Imperial Esports, or simply Imperial, is a Brazilian professional esports organization. It is best known for its Counter-Strike: Global Offensive team, which is made up of veteran players from the Brazilian scene, such as FalleN, fer, fnx, boltz and VINI. While the team has changed over time, the 2022 team, nicknamed "The Last Dance" (in reference to The Last Dance series) gained popularity in the run-up to the Rio 2022 Major. The organization also has a Crossfire team.

Counter-Strike: Global Offensive

History 
On September 5, 2018, Imperial acquired the Counter-Strike team from Santos e-Sports. In early 2022, after the contract of all its players expired, the organization signed "The Last Dance", a team created by Gabriel "FalleN" Toledo that aimed to bring together veterans of the Brazilian competitive scene. Rumors indicated that the initial idea was to bring together the five former members of the team that won two Majors, one for Luminosity Gaming and another for SK Gaming, composed of FalleN, Fernando "fer" Alvarenga, Lincoln "fnx" Lau, Marcelo "coldzera" David and Epitacio "TACO" de Melo, however, the last two players already had other projects and chose not to participate.
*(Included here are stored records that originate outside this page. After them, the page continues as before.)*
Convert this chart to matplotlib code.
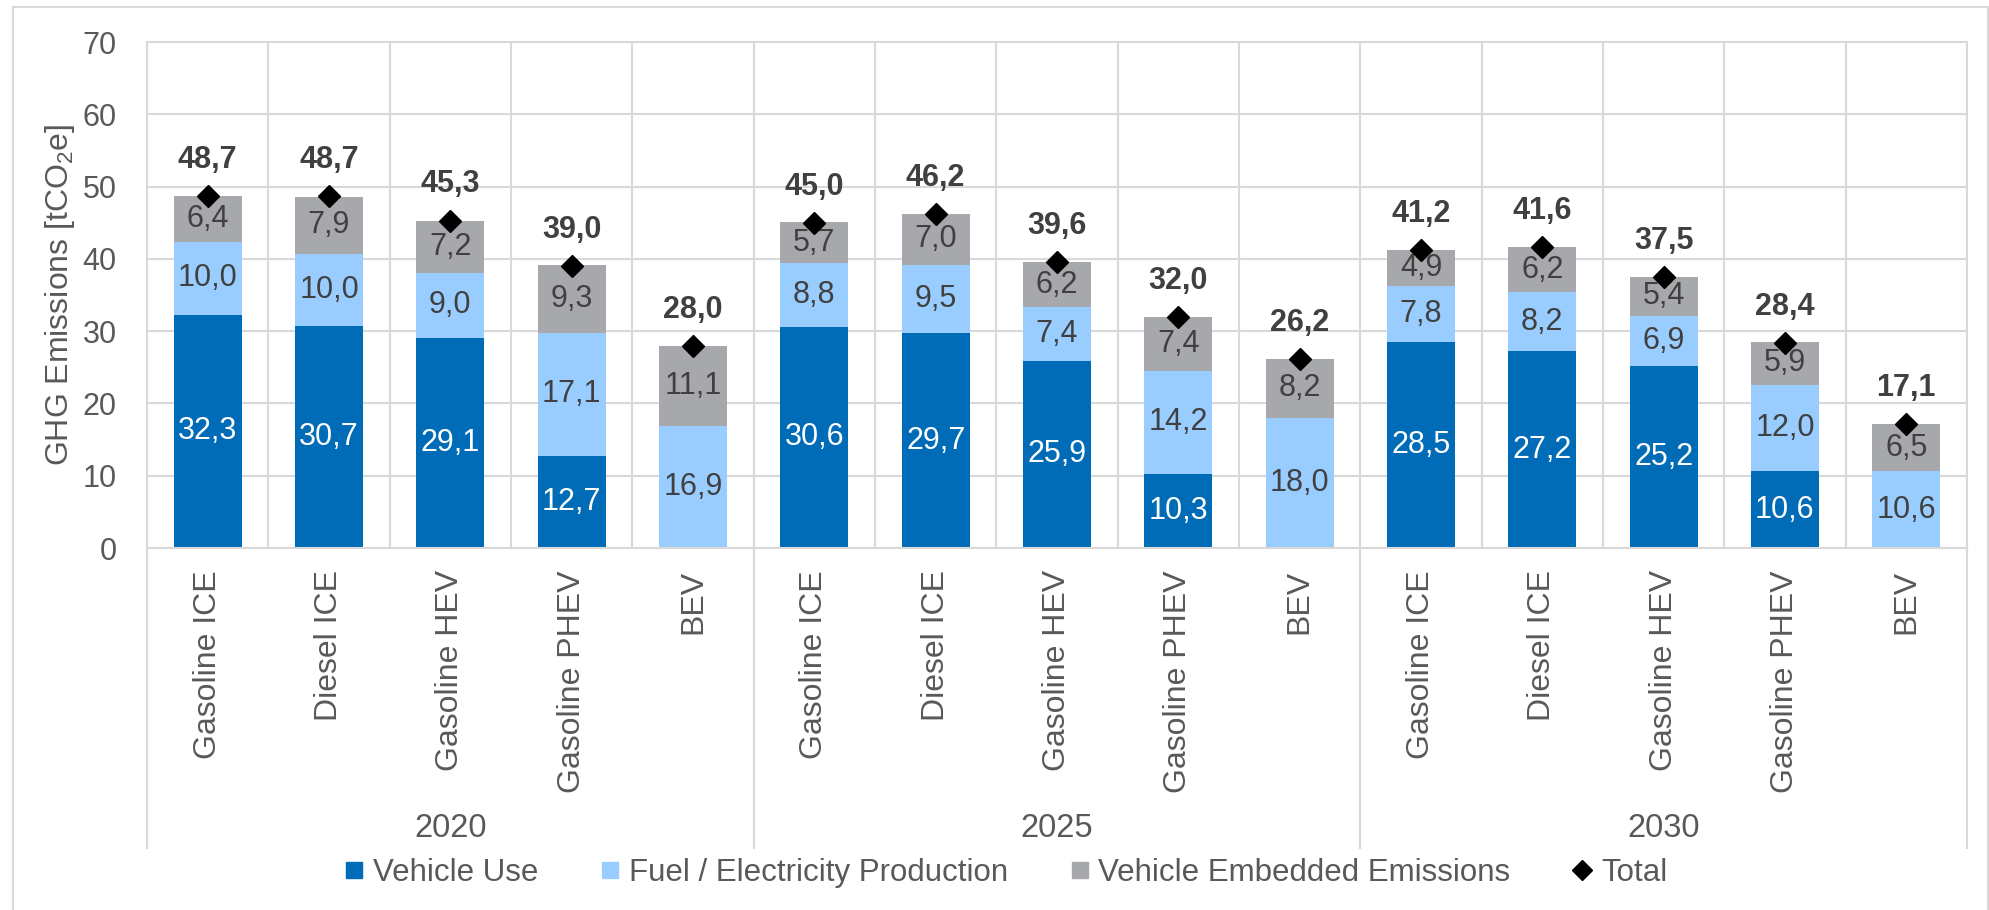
import matplotlib.pyplot as plt
from matplotlib.lines import Line2D
from matplotlib.patches import Rectangle
import numpy as np

plt.rcParams["font.family"] = ["Liberation Sans", "DejaVu Sans"]

# ========= data =========
years = ["2020", "2025", "2030"]
vehicles = ["Gasoline ICE", "Diesel ICE", "Gasoline HEV", "Gasoline PHEV", "BEV"]

vehicle_use = [32.3, 30.7, 29.1, 12.7, 0.0,
               30.6, 29.7, 25.9, 10.3, 0.0,
               28.5, 27.2, 25.2, 10.6, 0.0]
fuel_production = [10.0, 10.0, 9.0, 17.1, 16.9,
                   8.8, 9.5, 7.4, 14.2, 18.0,
                   7.8, 8.2, 6.9, 12.0, 10.6]
embedded = [6.4, 7.9, 7.2, 9.3, 11.1,
            5.7, 7.0, 6.2, 7.4, 8.2,
            4.9, 6.2, 5.4, 5.9, 6.5]
totals = [48.7, 48.7, 45.3, 39.0, 28.0,
          45.0, 46.2, 39.6, 32.0, 26.2,
          41.2, 41.6, 37.5, 28.4, 17.1]

# ========= style =========
C_USE = "#006BB6"
C_FUEL = "#99CCFF"
C_EMB = "#A7A8AB"
GRID = "#D9D9D9"
TXT = "#595959"
LBL = "#404040"


def fmt(v):
    return f"{v:.1f}".replace(".", ",")


fig = plt.figure(figsize=(19.9, 9.1), dpi=100)
ax = fig.add_axes([0.0739, 0.3978, 0.9145, 0.556])

n = len(vehicle_use)
x = np.arange(n)
use = np.array(vehicle_use)
fuel = np.array(fuel_production)
emb = np.array(embedded)
w = 0.56

ax.bar(x, use, w, color=C_USE, zorder=2)
ax.bar(x, fuel, w, bottom=use, color=C_FUEL, zorder=2)
ax.bar(x, emb, w, bottom=use + fuel, color=C_EMB, zorder=2)
ax.plot(x, totals, linestyle="none", marker="D", markersize=11,
        color="black", zorder=4)

# segment labels
for i in range(n):
    if use[i] > 0:
        ax.text(x[i], use[i] / 2, fmt(use[i]), ha="center", va="center",
                fontsize=22, color="white", zorder=3)
    ax.text(x[i], use[i] + fuel[i] / 2, fmt(fuel[i]), ha="center", va="center",
            fontsize=22, color=LBL, zorder=3)
    ax.text(x[i], use[i] + fuel[i] + emb[i] / 2, fmt(emb[i]), ha="center",
            va="center", fontsize=22, color=LBL, zorder=3)
    ax.annotate(fmt(totals[i]), (x[i], totals[i]), xytext=(0, 26),
                textcoords="offset points", ha="center", va="center",
                fontsize=22, fontweight="bold", color=LBL, zorder=3)

# axes
ax.set_xlim(-0.5, n - 0.5)
ax.set_ylim(0, 70)
ax.set_yticks(range(0, 71, 10))
ax.set_xticks(x)
ax.set_xticklabels(vehicles * len(years), rotation=90, fontsize=23,
                   color=TXT, va="top", ha="center")
ax.set_xticks(np.arange(-0.5, n, 1.0), minor=True)
ax.tick_params(axis="x", which="both", length=0, pad=16)
ax.tick_params(axis="y", length=0, pad=22, labelsize=22, labelcolor=TXT)
ax.grid(axis="y", color=GRID, linewidth=1.5, zorder=0)
ax.grid(axis="x", which="minor", color=GRID, linewidth=1.5, zorder=0)
ax.grid(axis="x", which="major", visible=False)
for s in ax.spines.values():
    s.set_color(GRID)
    s.set_linewidth(1.5)

ax.set_ylabel(r"GHG Emissions [tCO$_\mathregular{2}$e]", fontsize=23,
              color=TXT, labelpad=4)

# year group separators and labels
tr = ax.get_xaxis_transform()
for b in np.arange(-0.5, n, len(vehicles)):
    ax.add_line(Line2D([b, b], [0, -0.593], transform=tr, color=GRID,
                       linewidth=1.5, clip_on=False))
for k, yr in enumerate(years):
    cx = k * len(vehicles) + (len(vehicles) - 1) / 2
    ax.text(cx, -0.555, yr, transform=tr, ha="center", va="center",
            fontsize=23.5, color=TXT)

# legend
handles = [
    Line2D([], [], linestyle="none", marker="s", markersize=12,
           color=C_USE, label="Vehicle Use"),
    Line2D([], [], linestyle="none", marker="s", markersize=12,
           color=C_FUEL, label="Fuel / Electricity Production"),
    Line2D([], [], linestyle="none", marker="s", markersize=12,
           color=C_EMB, label="Vehicle Embedded Emissions"),
    Line2D([], [], linestyle="none", marker="D", markersize=10,
           color="black", label="Total"),
]
fig.legend(handles=handles, loc="center", bbox_to_anchor=(0.5055, 0.0407),
           ncol=4, frameon=False, fontsize=22.5, labelcolor=TXT,
           handlelength=0.6, handletextpad=0.3, columnspacing=2.0)

# outer frame
fig.patches.append(Rectangle((0.0065, -0.01), 0.9925, 1.0023,
                             transform=fig.transFigure, fill=False,
                             edgecolor=GRID, linewidth=1.5))

fig.savefig("out.png", dpi=100)
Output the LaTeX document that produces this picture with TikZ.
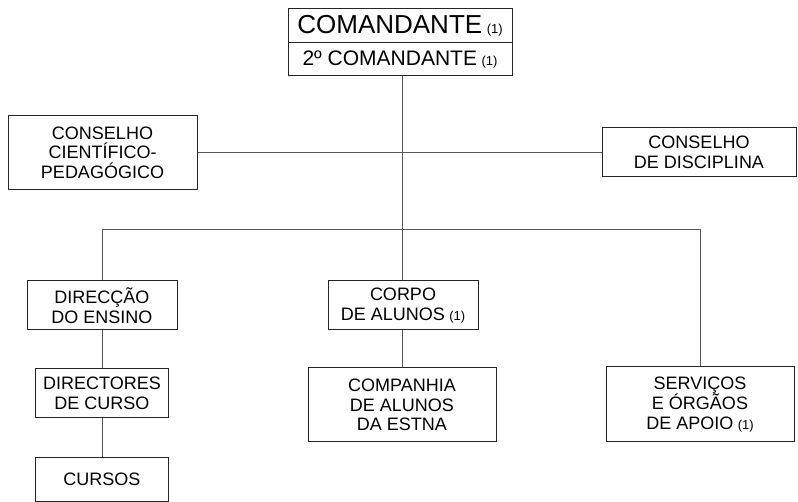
\documentclass[tikz,border=0pt]{standalone}
\usepackage{fontspec}
\setmainfont{Liberation Sans}
\newcommand{\nota}{{\hspace{4.5pt}\fontsize{13}{13}\selectfont(1)}}

\begin{document}
\begin{tikzpicture}[x=1pt,y=-1pt,
    caixa/.style={draw=black!85,line width=1pt,align=center,inner sep=0pt,
      font=\fontsize{18}{19.5}\selectfont},
    ligacao/.style={draw=black!65,line width=0.9pt}]
  \useasboundingbox (0,0) rectangle (798,502);
  % comando
  \node[caixa,minimum width=224pt,minimum height=34pt,font=\fontsize{26}{26}\selectfont] (cmd) at (400,26) {COMANDANTE\nota};
  \node[caixa,minimum width=224pt,minimum height=33pt,font=\fontsize{21}{21}\selectfont] (cmd2) at (400,59.5) {2º COMANDANTE\nota};
  % conselhos
  \node[caixa,minimum width=189pt,minimum height=74pt] (ccp) at (102.5,152.5) {CONSELHO\\CIENTÍFICO-\\PEDAGÓGICO};
  \node[caixa,minimum width=194pt,minimum height=49pt] (cd) at (699,152.5) {CONSELHO\\DE DISCIPLINA};
  % ensino
  \node[caixa,minimum width=150pt,minimum height=49pt] (de) at (102,305.5) {DIRECÇÃO\\DO ENSINO};
  \node[caixa,minimum width=133pt,minimum height=49pt] (dc) at (102,393.5) {DIRECTORES\\DE CURSO};
  \node[caixa,minimum width=133pt,minimum height=44pt] (cur) at (102,479) {CURSOS};
  % alunos
  \node[caixa,minimum width=150pt,minimum height=49pt] (ca) at (403,305.5) {CORPO\\DE ALUNOS\nota};
  \node[caixa,minimum width=188pt,minimum height=74pt] (cia) at (402,405) {COMPANHIA\\DE ALUNOS\\DA ESTNA};
  % apoio
  \node[caixa,minimum width=188pt,minimum height=75pt] (sa) at (700,404.5) {SERVIÇOS\\E ÓRGÃOS\\DE APOIO\nota};

  \coordinate (tronco) at (402,229);
  \draw[ligacao] (cmd2.south -| tronco) -- (tronco);
  \draw[ligacao] (ccp.east) -- (cd.west);
  \draw[ligacao] (de.north) -- (de.north |- tronco) -- (sa.north |- tronco) -- (sa.north);
  \draw[ligacao] (tronco) -- (tronco |- ca.north);
  \draw[ligacao] (ca.south -| tronco) -- (tronco |- cia.north);
  \draw[ligacao] (de.south) -- (dc.north);
  \draw[ligacao] (dc.south) -- (cur.north);
\end{tikzpicture}
\end{document}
Brazilians Ricardo "boltz" Prass and Vinicius "VINI" Figueiredo were chosen to complete the team, in addition to Luis "peacemaker" Tadeu as coach.

The team managed, through the American RMR, to qualify to compete in the PGL Major Antwerp 2022 at the Challengers Stage and then move on to the Legends Stage, where they were eliminated without reaching the playoffs.

On August 12, Imperial announced peacemaker's departure from the team due to "some internal issues within the group". On August 21, it was announced that fnx would stop playing for the team and would assume the role of coach; he was replaced by Marcelo "chelo" Cespedes.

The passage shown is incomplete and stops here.